Migration : L’idylle tuniso-italienne reprend de plus belle
En visite éclair à Tunis où elle a signé trois nouveaux accords, la cheffe du gouvernement italien Giorgia Meloni a plaidé pour « une nouvelle approche » sur la migration. Une visite déjà controversée aux yeux d’une grande partie de la presse européenne.
Mais existe-t-il réellement une nouvelle doctrine migratoire derrière ces chaudes retrouvailles entre le président tunisien Saïed et Meloni avec qui les rapports s’étaient brusquement tendus récemment ?
Le moins que l’on puisse dire c’est que l’opinion et les médias européens sont aussi incrédules que sceptiques. Pour Le Point notamment, qui titrait aujourd’hui sans détour : « Giorgia Meloni délocalise les européennes en Tunisie », la presse française tout comme une partie de la presse italienne ne se font pas d’illusions quant à la portée électoraliste du déplacement de la numéro 1 de l’exécutif italien en ce timing précis, pour un deuxième round d’accords à Carthage, le premier n’ayant pas été fort concluant en 2023, malgré les sourires affichés aujourd’hui.

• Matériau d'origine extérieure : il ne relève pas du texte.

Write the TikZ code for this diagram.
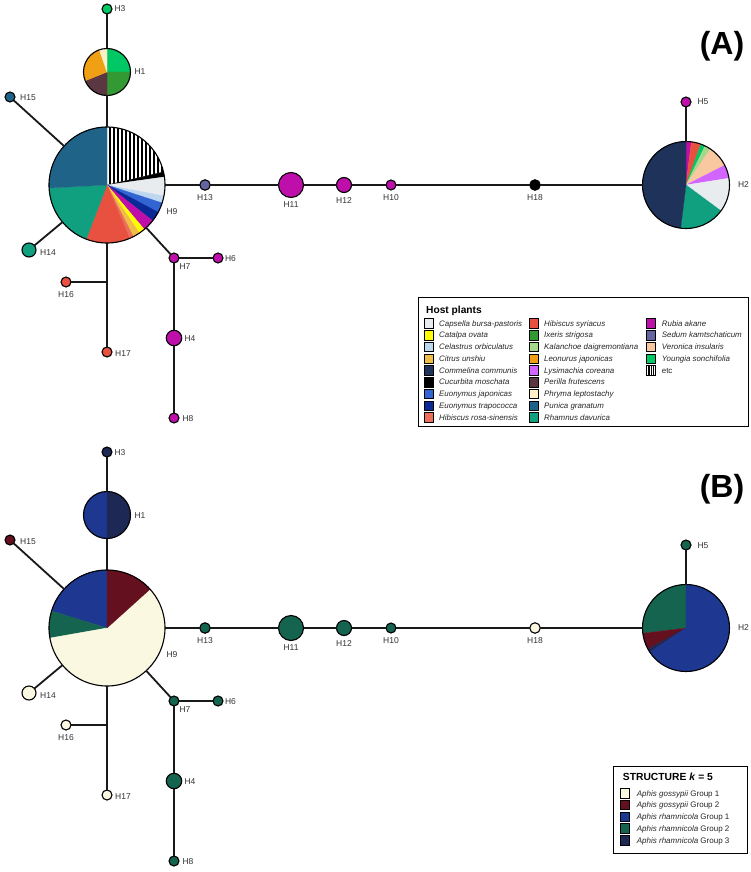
\documentclass[tikz,border=0pt]{standalone}
\usepackage{fontspec}
\setmainfont{Liberation Sans}
% host plant colours
\definecolor{capsella}{HTML}{E8ECEE}
\definecolor{catalpa}{HTML}{FFFF00}
\definecolor{celastrus}{HTML}{BED7F0}
\definecolor{citrus}{HTML}{F0BE46}
\definecolor{commelina}{HTML}{1E325A}
\definecolor{cucurbita}{HTML}{000000}
\definecolor{eujap}{HTML}{3264D2}
\definecolor{eutrap}{HTML}{0A2896}
\definecolor{rosasin}{HTML}{EB6E5A}
\definecolor{syriacus}{HTML}{E8513F}
\definecolor{ixeris}{HTML}{339933}
\definecolor{kalanchoe}{HTML}{A5D78C}
\definecolor{leonurus}{HTML}{F0A014}
\definecolor{lysimachia}{HTML}{D264FF}
\definecolor{perilla}{HTML}{5A3741}
\definecolor{phryma}{HTML}{FFF0C8}
\definecolor{punica}{HTML}{1F6488}
\definecolor{rhamnus}{HTML}{10A080}
\definecolor{rubia}{HTML}{BE0FAA}
\definecolor{sedum}{HTML}{6464A0}
\definecolor{veronica}{HTML}{FAC8A0}
\definecolor{youngia}{HTML}{00C864}
% structure colours
\definecolor{gga}{HTML}{FAF8E1}
\definecolor{ggb}{HTML}{64101E}
\definecolor{rha}{HTML}{1E3791}
\definecolor{rhb}{HTML}{146450}
\definecolor{rhc}{HTML}{1E2855}
\newcommand\slc[5]{\filldraw[fill=#5,draw=#5,line width=0.3pt] (#1) -- ++(#2:#4) arc[start angle=#2,end angle=#3,radius=#4] -- cycle;}
\tikzset{
 hap/.style={circle,draw=black,line width=1.1pt,inner sep=0pt,outer sep=0pt},
 conn/.style={line width=1.8pt,draw=black!90},
 lab/.style={font=\fontsize{8.5}{10}\selectfont,text=black!80,inner sep=0pt,anchor=base},
 swatch/.style={draw=black,line width=0.6pt,minimum width=9pt,minimum height=9.5pt,inner sep=0pt},
 legtxt/.style={font=\fontsize{7.9}{9}\selectfont\itshape,text=black!85,anchor=base west,inner sep=0pt},
 s1/.style={},s2/.style={},s3/.style={},s4/.style={},s5/.style={},s6/.style={},
 s7/.style={},s8/.style={},s9/.style={},s10/.style={},s11/.style={},s12/.style={},
 s13/.style={},s14/.style={},s15/.style={},s16/.style={},s17/.style={},s18/.style={},
}
\newcommand\hapnet[1]{%
 \node[hap,minimum size=10pt,s3] (H3#1) at (107,-9) {};
 \node[hap,minimum size=47pt,s1] (H1#1) at (107,-72) {};
 \node[hap,minimum size=116pt,s9] (H9#1) at (107,-185) {};
 \node[hap,minimum size=10pt,s15] (H15#1) at (10,-97) {};
 \node[hap,minimum size=14pt,s14] (H14#1) at (29,-250) {};
 \node[hap,minimum size=10pt,s16] (H16#1) at (66,-282) {};
 \coordinate (J#1) at (107,-282);
 \node[hap,minimum size=10pt,s17] (H17#1) at (107,-352) {};
 \node[hap,minimum size=10pt,s7] (H7#1) at (174,-258) {};
 \node[hap,minimum size=10pt,s6] (H6#1) at (218,-258) {};
 \node[hap,minimum size=15.5pt,s4] (H4#1) at (174,-338) {};
 \node[hap,minimum size=10pt,s8] (H8#1) at (174,-418) {};
 \node[hap,minimum size=10.5pt,s13] (H13#1) at (205,-185) {};
 \node[hap,minimum size=25pt,s11] (H11#1) at (291,-185) {};
 \node[hap,minimum size=15pt,s12] (H12#1) at (344,-185) {};
 \node[hap,minimum size=10pt,s10] (H10#1) at (391,-185) {};
 \node[hap,minimum size=10.5pt,s18] (H18#1) at (535,-185) {};
 \node[hap,minimum size=87pt,s2] (H2#1) at (686,-185) {};
 \node[hap,minimum size=10pt,s5] (H5#1) at (686,-102) {};
 \draw[conn] (H3#1) -- (H1#1);
 \draw[conn] (H1#1) -- (H9#1);
 \draw[conn] (H15#1) -- (H9#1);
 \draw[conn] (H14#1) -- (H9#1);
 \draw[conn] (H9#1) -- (H7#1);
 \draw[conn] (H7#1) -- (H6#1);
 \draw[conn] (H7#1) -- (H4#1);
 \draw[conn] (H4#1) -- (H8#1);
 \draw[conn] (H9#1) -- (J#1) -- (H17#1);
 \draw[conn] (J#1) -- (H16#1);
 \draw[conn] (H9#1) -- (H13#1) -- (H11#1) -- (H12#1) -- (H10#1) -- (H18#1) -- (H2#1);
 \draw[conn] (H2#1) -- (H5#1);
 \node[lab] (L3#1) at (120,-12) {H3};
 \node[lab] (L1#1) at (140,-75) {H1};
 \node[lab] (L9#1) at (172,-214) {H9};
 \node[lab] (L15#1) at (28,-101) {H15};
 \node[lab] (L14#1) at (48,-255) {H14};
 \node[lab] (L16#1) at (66,-297) {H16};
 \node[lab] (L17#1) at (123,-356) {H17};
 \node[lab] (L7#1) at (185,-269) {H7};
 \node[lab] (L6#1) at (230.5,-261) {H6};
 \node[lab] (L4#1) at (190,-341) {H4};
 \node[lab] (L8#1) at (188,-421) {H8};
 \node[lab] (L13#1) at (205,-200) {H13};
 \node[lab] (L11#1) at (291,-207) {H11};
 \node[lab] (L12#1) at (344,-203) {H12};
 \node[lab] (L10#1) at (391,-200.5) {H10};
 \node[lab] (L18#1) at (535,-200.5) {H18};
 \node[lab] (L2#1) at (743.5,-187.5) {H2};
 \node[lab] (L5#1) at (703,-105) {H5};
}
\begin{document}
\begin{tikzpicture}[x=1pt,y=1pt]
\fill[white] (0,0) rectangle (751,-872);
\useasboundingbox (0,0) rectangle (751,-872);
% ================= Panel A =================
\begin{scope}[s3/.style={fill=youngia},s15/.style={fill=punica},s14/.style={fill=rhamnus},
 s16/.style={fill=syriacus},s17/.style={fill=syriacus},s7/.style={fill=rubia},s6/.style={fill=rubia},
 s4/.style={fill=rubia},s8/.style={fill=rubia},s13/.style={fill=sedum},s11/.style={fill=rubia},
 s12/.style={fill=rubia},s10/.style={fill=rubia},s18/.style={fill=black},s5/.style={fill=rubia}]
 % H1 pie
 \slc{107,-72}{0}{90}{23.5}{youngia}
 \slc{107,-72}{-90}{0}{23.5}{ixeris}
 \slc{107,-72}{202}{270}{23.5}{perilla}
 \slc{107,-72}{109}{202}{23.5}{leonurus}
 \slc{107,-72}{90}{109}{23.5}{phryma}
 % H9 pie : striped "etc" slice
 \begin{scope}
  \clip (107,-185) -- ++(13:58) arc[start angle=13,end angle=90,radius=58] -- cycle;
  \fill[white] (105,-187) rectangle (168,-125);
  \foreach \x in {110,114,...,166} \fill[black] (\x-0.75,-187) rectangle (\x+0.75,-125);
 \end{scope}
 \slc{107,-185}{8}{13}{58}{cucurbita}
 \slc{107,-185}{-11}{8}{58}{capsella}
 \slc{107,-185}{-18}{-11}{58}{celastrus}
 \slc{107,-185}{-28}{-18}{58}{eujap}
 \slc{107,-185}{-38}{-28}{58}{eutrap}
 \slc{107,-185}{-50}{-38}{58}{rubia}
 \slc{107,-185}{-56}{-50}{58}{catalpa}
 \slc{107,-185}{-63}{-56}{58}{citrus}
 \slc{107,-185}{-67}{-63}{58}{rosasin}
 \slc{107,-185}{-111}{-67}{58}{syriacus}
 \slc{107,-185}{-177}{-111}{58}{rhamnus}
 \slc{107,-185}{90}{183}{58}{punica}
 % H2 pie
 \slc{686,-185}{83}{90}{43.5}{rubia}
 \slc{686,-185}{70}{83}{43.5}{syriacus}
 \slc{686,-185}{64}{70}{43.5}{youngia}
 \slc{686,-185}{56}{64}{43.5}{kalanchoe}
 \slc{686,-185}{27}{56}{43.5}{veronica}
 \slc{686,-185}{9}{27}{43.5}{lysimachia}
 \slc{686,-185}{-36.5}{9}{43.5}{capsella}
 \slc{686,-185}{-97}{-36.5}{43.5}{rhamnus}
 \slc{686,-185}{90}{263}{43.5}{commelina}
 \hapnet{a}
\end{scope}
\node[font=\fontsize{32}{36}\selectfont\bfseries,anchor=base,inner sep=0pt] (tagA) at (722,-54.5) {(A)};
% legend A
\node[draw=black,line width=1pt,minimum width=330.6pt,minimum height=129.3pt,anchor=north west,inner sep=0pt] (legA) at (417.7,-296.7) {};
\node[font=\fontsize{10.2}{12}\selectfont\bfseries,anchor=base west,inner sep=0pt] (hdrA) at (426,-313) {Host plants};
\foreach \c/\t [count=\i] in {capsella/Capsella bursa-pastoris, catalpa/Catalpa ovata, celastrus/Celastrus orbiculatus, citrus/Citrus unshiu, commelina/Commelina communis, cucurbita/Cucurbita moschata, eujap/Euonymus japonicas, eutrap/Euonymus trapococca, rosasin/Hibiscus rosa-sinensis}{
 \node[swatch,fill=\c] (sa\i) at (428.8,{-323.3-11.75*(\i-1)}) {};
 \node[legtxt] (ta\i) at (439,{-326.1-11.75*(\i-1)}) {\t};
}
\foreach \c/\t [count=\i] in {syriacus/Hibiscus syriacus, ixeris/Ixeris strigosa, kalanchoe/Kalanchoe daigremontiana, leonurus/Leonurus japonicas, lysimachia/Lysimachia coreana, perilla/Perilla frutescens, phryma/Phryma leptostachy, punica/Punica granatum, rhamnus/Rhamnus davurica}{
 \node[swatch,fill=\c] (sb\i) at (533.5,{-323.3-11.75*(\i-1)}) {};
 \node[legtxt] (tb\i) at (544,{-326.1-11.75*(\i-1)}) {\t};
}
\foreach \c/\t [count=\i] in {rubia/Rubia akane, sedum/Sedum kamtschaticum, veronica/Veronica insularis, youngia/Youngia sonchifolia}{
 \node[swatch,fill=\c] (sc\i) at (651.2,{-323.3-11.75*(\i-1)}) {};
 \node[legtxt] (tc\i) at (661.7,{-326.1-11.75*(\i-1)}) {\t};
}
\node[swatch,fill=white] (sc5) at (651.2,-370.3) {};
\foreach \dx in {-2.2,0,2.2} \draw[line width=1.1pt] ([xshift=\dx pt]sc5.north) -- ([xshift=\dx pt]sc5.south);
\node[legtxt,font=\fontsize{7.9}{9}\selectfont\upshape] (tc5) at (661.7,-373.1) {etc};
% ================= Panel B =================
\begin{scope}[yshift=-443pt,s3/.style={fill=rhc},s15/.style={fill=ggb},s14/.style={fill=gga},
 s16/.style={fill=gga},s17/.style={fill=gga},s7/.style={fill=rhb},s6/.style={fill=rhb},
 s4/.style={fill=rhb},s8/.style={fill=rhb},s13/.style={fill=rhb},s11/.style={fill=rhb},
 s12/.style={fill=rhb},s10/.style={fill=rhb},s18/.style={fill=gga},s5/.style={fill=rhb}]
 % H1 pie
 \slc{107,-72}{90}{270}{23.5}{rha}
 \slc{107,-72}{-90}{90}{23.5}{rhc}
 % H9 pie
 \slc{107,-185}{90}{163}{58}{rha}
 \slc{107,-185}{163}{190}{58}{rhb}
 \slc{107,-185}{190}{402}{58}{gga}
 \slc{107,-185}{42}{90}{58}{ggb}
 % H2 pie
 \slc{686,-185}{90}{187}{43.5}{rhb}
 \slc{686,-185}{187}{209}{43.5}{ggb}
 \slc{686,-185}{209}{214}{43.5}{rhc}
 \slc{686,-185}{214}{450}{43.5}{rha}
 \hapnet{b}
\end{scope}
\node[font=\fontsize{32}{36}\selectfont\bfseries,anchor=base,inner sep=0pt] (tagB) at (722,-497.5) {(B)};
% legend B
\node[draw=black,line width=1pt,minimum width=134.6pt,minimum height=87pt,anchor=north west,inner sep=0pt] (legB) at (612.7,-765.7) {};
\node[font=\fontsize{10.3}{12}\selectfont\bfseries,anchor=base west,inner sep=0pt] (hdrB) at (622.7,-780.7) {STRUCTURE \textit{k} = 5};
\foreach \c/\t [count=\i] in {gga/{\textit{Aphis gossypii} Group 1}, ggb/{\textit{Aphis gossypii} Group 2}, rha/{\textit{Aphis rhamnicola} Group 1}, rhb/{\textit{Aphis rhamnicola} Group 2}, rhc/{\textit{Aphis rhamnicola} Group 3}}{
 \node[swatch,fill=\c] (sd\i) at (625,{-793.3-11.7*(\i-1)}) {};
 \node[legtxt,font=\fontsize{8}{9}\selectfont] (td\i) at (636.7,{-796.2-11.7*(\i-1)}) {\t};
}
\end{tikzpicture}
\end{document}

Nouveau credo, mais lequel au juste ?
Ainsi la Première ministre italienne Giorgia Meloni a plaidé en ce mercredi pour une « nouvelle approche » à l’égard de l’Afrique, sur le dossier migratoire, lors de sa visite en Tunisie qui reste le principal point de départ de migrants clandestins vers l’Europe. Meloni, qui effectuait rappelons-le sa quatrième visite dans le pays en moins d’un an, a remercié le président tunisien Kais Saied « pour le travail que nous menons ensemble dans la lutte contre les trafiquants d’êtres humains », dans une déclaration vidéo.
Concédant à Kais Saied que « la Tunisie ne peut pas être un pays d’arrivée pour les migrants » du reste de l’Afrique, elle s’est engagée à « impliquer les organisations internationales pour travailler sur les rapatriements » vers les pays d’origine. La lutte contre l’immigration clandestine « nécessite du développement pour les pays africains, des investissements. L’Italie cherche à faire avancer cette nouvelle approche au niveau européen », a-t-elle promis.
Ce déplacement de Meloni en Tunisie survient surtout à moins de deux mois d’élections européennes où le dossier migratoire fait déjà l’objet de débats houleux tant à Rome qu’à Bruxelles. Dans un communiqué de la présidence, Saied a martelé une nouvelle fois son refus que la Tunisie devienne « un pays de transit ou d’installation » des migrants d’autres pays d’Afrique. « En tant qu’Etat de droit, la Tunisie ne peut pas accepter une situation d’illégalité sur son territoire », a-t-il ajouté en guise de lapalissade plus facile à dire qu’à faire appliquer.
Or, pour Rome, « il reste fondamental que les autorités tunisiennes poursuivent leur action de lutte contre le trafic et la traite d’êtres humains et pour contenir les départs illégaux » de migrants, a fait savoir l’entourage de la Première ministre, laissant transparaître une certaine irritation et une impatience à voir les résultats d’accords précédents.
Trois accords inédits
Sous l’impulsion de la cheffe de gouvernement, l’Union européenne avait en effet conclu un accord avec Tunis prévoyant des aides financières en contrepartie d’efforts accrus pour réduire les départs de migrants. Mais les interceptions en hausse ont coïncidé également avec une augmentation elle aussi en hausse du nombre d’arrivées sur les côtes italiennes.
Le mémorandum signé l’an dernier à la mi-juillet a suscité des critiques acerbes : le Parlement européen a voté mi-mars une résolution pour contester les conditions du décaissement par Bruxelles de 150 millions d’euros d’appui budgétaire à Tunis en dénonçant « une détérioration de l’Etat de droit en Tunisie ». L’UE a aussi commencé à verser 105 millions d’aide pour lutter contre l’immigration irrégulière, dont une partie a été refusée par Carthage.
Si pour l’opposition tunisienne le pouvoir se fait volontiers « le gardien des frontières de l’Europe », aujourd’hui la cérémonie de signature de trois accords entre les deux pays fut entourée d’une part d’opacité. Peu de choses ont été communiquées aux médias hormis le fait que le premier accord concerne « le soutien de l’Italie au budget de l’État tunisien », que le deuxième accord porte sur l’octroi d’une ligne de crédit en faveur des PME tunisiennes, et que le troisième accord a été signé entre le ministère de l’Université et de la Recherche italien et le ministère de l’Enseignement supérieur et de la Recherche scientifique tunisien. Pas de lien direct donc, en apparence, avec le dossier migratoire, même s’il est difficile de ne pas y voir une relation intéressée.